The trove included more than 8600 individual objects, which must be why it wouldn’t fit on their longships for the voyage home. It also explains why the English didn’t like them very much.
In 2009, a man in Staffordshire stumbled across a trove of Anglo-Saxon treasure in a recently plowed field. It contained weapons, artifacts and decorations that shed new light on life in the eighth century.
It’s apparently difficult to get through life without tripping over at least one long lost historical artifact if you live in Britain, which is why a gentleman by the name of Peter Whatling was not all that surprised when he lost his hammer in a field, tried to find it with a metal detector and uncovered an oak chest instead. Inside were spoons, coins and pieces of jewelry dating back 1500 years.
But still no luck on those pirate hoards, and I don’t see that changing. We do know such a thing as a treasure chest once existed, because Thomas Tew left his 150-pound metal box behind in Rhode Island when he set out on his final voyage.
We also know there are missing treasures out there somewhere, such as the Treasure of Lima, stolen by Captain William Thompson in 1820 when he was entrusted with its transport from Peru to Mexico, or the 1.5 million gold pesos stolen from the Esperanza.
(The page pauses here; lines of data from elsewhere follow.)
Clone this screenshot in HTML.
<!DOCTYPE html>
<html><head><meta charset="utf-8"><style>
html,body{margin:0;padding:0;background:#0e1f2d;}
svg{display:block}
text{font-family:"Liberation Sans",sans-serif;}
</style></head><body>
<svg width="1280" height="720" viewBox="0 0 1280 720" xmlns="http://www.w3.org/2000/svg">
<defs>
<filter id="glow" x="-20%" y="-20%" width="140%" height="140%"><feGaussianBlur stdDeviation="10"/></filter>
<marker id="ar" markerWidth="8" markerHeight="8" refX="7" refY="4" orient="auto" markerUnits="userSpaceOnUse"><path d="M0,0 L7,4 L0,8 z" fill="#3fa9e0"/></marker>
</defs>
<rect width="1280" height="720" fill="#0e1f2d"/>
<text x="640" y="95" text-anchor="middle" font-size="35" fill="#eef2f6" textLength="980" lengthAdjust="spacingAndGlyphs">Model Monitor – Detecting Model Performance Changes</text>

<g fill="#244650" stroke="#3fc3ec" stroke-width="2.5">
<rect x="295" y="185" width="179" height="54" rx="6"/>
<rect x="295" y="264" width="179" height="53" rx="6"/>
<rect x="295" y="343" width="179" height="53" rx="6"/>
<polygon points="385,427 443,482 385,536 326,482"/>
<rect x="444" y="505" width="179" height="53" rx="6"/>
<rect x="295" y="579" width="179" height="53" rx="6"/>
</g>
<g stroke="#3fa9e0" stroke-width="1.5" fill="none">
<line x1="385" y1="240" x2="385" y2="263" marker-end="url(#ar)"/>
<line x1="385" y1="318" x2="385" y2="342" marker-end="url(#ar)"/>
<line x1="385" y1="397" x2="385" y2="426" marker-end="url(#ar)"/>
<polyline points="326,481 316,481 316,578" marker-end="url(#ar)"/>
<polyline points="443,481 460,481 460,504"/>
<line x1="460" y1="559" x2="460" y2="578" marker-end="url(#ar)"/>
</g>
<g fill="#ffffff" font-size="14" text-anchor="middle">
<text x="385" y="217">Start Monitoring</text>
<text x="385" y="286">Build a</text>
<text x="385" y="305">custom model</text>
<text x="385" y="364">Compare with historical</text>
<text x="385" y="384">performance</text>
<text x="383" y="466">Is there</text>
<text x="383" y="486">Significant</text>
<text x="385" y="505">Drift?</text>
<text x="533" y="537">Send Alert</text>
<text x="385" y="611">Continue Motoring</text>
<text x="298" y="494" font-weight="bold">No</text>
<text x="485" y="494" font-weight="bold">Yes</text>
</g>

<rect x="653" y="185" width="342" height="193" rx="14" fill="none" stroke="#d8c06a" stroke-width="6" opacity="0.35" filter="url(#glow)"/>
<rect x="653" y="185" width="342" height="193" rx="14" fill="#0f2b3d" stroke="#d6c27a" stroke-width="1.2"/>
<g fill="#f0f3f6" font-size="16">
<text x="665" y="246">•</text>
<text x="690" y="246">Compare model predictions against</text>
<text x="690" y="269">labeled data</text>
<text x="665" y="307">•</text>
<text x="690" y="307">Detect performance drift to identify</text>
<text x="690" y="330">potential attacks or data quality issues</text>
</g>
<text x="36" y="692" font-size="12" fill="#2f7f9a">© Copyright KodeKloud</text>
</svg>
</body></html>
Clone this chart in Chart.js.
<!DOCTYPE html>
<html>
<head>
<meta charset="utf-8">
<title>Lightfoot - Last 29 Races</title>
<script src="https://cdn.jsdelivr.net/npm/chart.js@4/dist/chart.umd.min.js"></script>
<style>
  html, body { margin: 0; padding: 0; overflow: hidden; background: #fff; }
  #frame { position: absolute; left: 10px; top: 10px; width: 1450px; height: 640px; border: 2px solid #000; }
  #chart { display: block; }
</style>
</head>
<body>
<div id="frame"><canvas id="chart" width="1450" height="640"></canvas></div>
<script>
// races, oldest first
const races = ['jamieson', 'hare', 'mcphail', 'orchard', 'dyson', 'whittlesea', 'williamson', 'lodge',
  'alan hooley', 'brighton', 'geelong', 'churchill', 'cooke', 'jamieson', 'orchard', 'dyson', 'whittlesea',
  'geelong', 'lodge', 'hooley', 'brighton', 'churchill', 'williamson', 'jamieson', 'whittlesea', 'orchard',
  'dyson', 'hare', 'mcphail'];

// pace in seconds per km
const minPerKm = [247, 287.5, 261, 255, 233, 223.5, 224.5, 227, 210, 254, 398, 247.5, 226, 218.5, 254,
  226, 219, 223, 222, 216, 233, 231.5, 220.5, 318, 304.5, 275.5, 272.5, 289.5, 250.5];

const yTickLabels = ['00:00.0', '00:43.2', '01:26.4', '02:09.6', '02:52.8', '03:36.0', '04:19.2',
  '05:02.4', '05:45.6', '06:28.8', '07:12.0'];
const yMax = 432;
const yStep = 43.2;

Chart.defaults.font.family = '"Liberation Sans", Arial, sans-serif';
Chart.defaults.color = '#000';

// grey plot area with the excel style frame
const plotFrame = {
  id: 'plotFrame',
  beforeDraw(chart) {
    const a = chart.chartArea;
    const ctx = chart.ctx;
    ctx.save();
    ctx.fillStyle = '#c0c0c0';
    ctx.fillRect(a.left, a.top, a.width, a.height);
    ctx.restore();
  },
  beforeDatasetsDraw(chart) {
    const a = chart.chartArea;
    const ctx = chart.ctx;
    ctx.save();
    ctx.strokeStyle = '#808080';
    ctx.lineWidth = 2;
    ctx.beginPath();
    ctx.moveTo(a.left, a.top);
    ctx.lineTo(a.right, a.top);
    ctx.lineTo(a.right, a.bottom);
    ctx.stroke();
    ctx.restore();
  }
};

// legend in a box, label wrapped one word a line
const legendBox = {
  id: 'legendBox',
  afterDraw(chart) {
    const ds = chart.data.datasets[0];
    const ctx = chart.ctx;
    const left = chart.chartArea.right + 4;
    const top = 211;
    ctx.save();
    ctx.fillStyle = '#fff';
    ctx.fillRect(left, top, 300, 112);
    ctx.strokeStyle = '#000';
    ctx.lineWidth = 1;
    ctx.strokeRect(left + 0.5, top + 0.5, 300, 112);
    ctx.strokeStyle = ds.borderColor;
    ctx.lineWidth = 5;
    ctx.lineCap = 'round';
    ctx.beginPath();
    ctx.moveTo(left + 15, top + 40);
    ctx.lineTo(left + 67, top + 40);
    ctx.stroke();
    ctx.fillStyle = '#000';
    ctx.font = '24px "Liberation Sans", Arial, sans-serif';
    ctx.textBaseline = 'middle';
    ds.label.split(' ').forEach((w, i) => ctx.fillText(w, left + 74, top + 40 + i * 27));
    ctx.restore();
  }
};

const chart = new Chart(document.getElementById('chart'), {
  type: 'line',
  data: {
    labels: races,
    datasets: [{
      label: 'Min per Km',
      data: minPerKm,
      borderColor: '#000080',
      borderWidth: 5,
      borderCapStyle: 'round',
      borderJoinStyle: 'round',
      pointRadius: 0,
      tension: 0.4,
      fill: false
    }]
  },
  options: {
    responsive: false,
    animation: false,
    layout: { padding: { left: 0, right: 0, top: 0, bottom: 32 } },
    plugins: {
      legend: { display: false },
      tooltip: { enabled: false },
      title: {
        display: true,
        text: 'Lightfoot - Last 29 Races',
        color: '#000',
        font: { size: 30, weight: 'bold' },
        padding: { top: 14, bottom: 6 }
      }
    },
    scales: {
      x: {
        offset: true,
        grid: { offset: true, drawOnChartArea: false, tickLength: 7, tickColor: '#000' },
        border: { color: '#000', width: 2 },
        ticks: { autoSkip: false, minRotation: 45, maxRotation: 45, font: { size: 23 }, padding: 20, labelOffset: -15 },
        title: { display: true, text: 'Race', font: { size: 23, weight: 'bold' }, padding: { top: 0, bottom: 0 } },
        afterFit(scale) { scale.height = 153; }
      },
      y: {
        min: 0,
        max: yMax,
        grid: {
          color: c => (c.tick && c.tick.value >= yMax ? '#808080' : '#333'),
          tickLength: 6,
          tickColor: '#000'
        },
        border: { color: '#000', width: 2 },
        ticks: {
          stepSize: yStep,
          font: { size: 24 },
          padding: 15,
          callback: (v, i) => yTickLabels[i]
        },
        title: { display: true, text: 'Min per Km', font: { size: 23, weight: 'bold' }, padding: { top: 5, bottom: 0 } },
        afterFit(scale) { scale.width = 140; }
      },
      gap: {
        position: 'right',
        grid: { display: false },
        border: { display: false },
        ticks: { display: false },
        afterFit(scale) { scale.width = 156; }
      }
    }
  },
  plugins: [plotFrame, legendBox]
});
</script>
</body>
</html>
And then there’s Henry Avery, once known as the “King of Pirates” and one of the only Golden Age villains who was never arrested or killed in battle. He was responsible for the most profitable theft in the history of piracy when he stole $108 million in precious metals and jewels from the 25-ship convoy of Grand Mughal on its annual pilgrimage to Mecca.
Nobody knows where Avery went, or what happened to his riches. Some say he died a pauper back in England, others that he changed his name and lived a peaceful life, but I prefer the theory that he spent the rest of his life as king of a pirate utopia in Madagascar.
If he buried his treasure somewhere, he didn’t leave a single clue, which is probably for the best. The Golden Age pirates have entered the realm of myth, and the truth is usually less interesting than the story. Let’s leave his treasure be, because there are some legends that really should stay that way.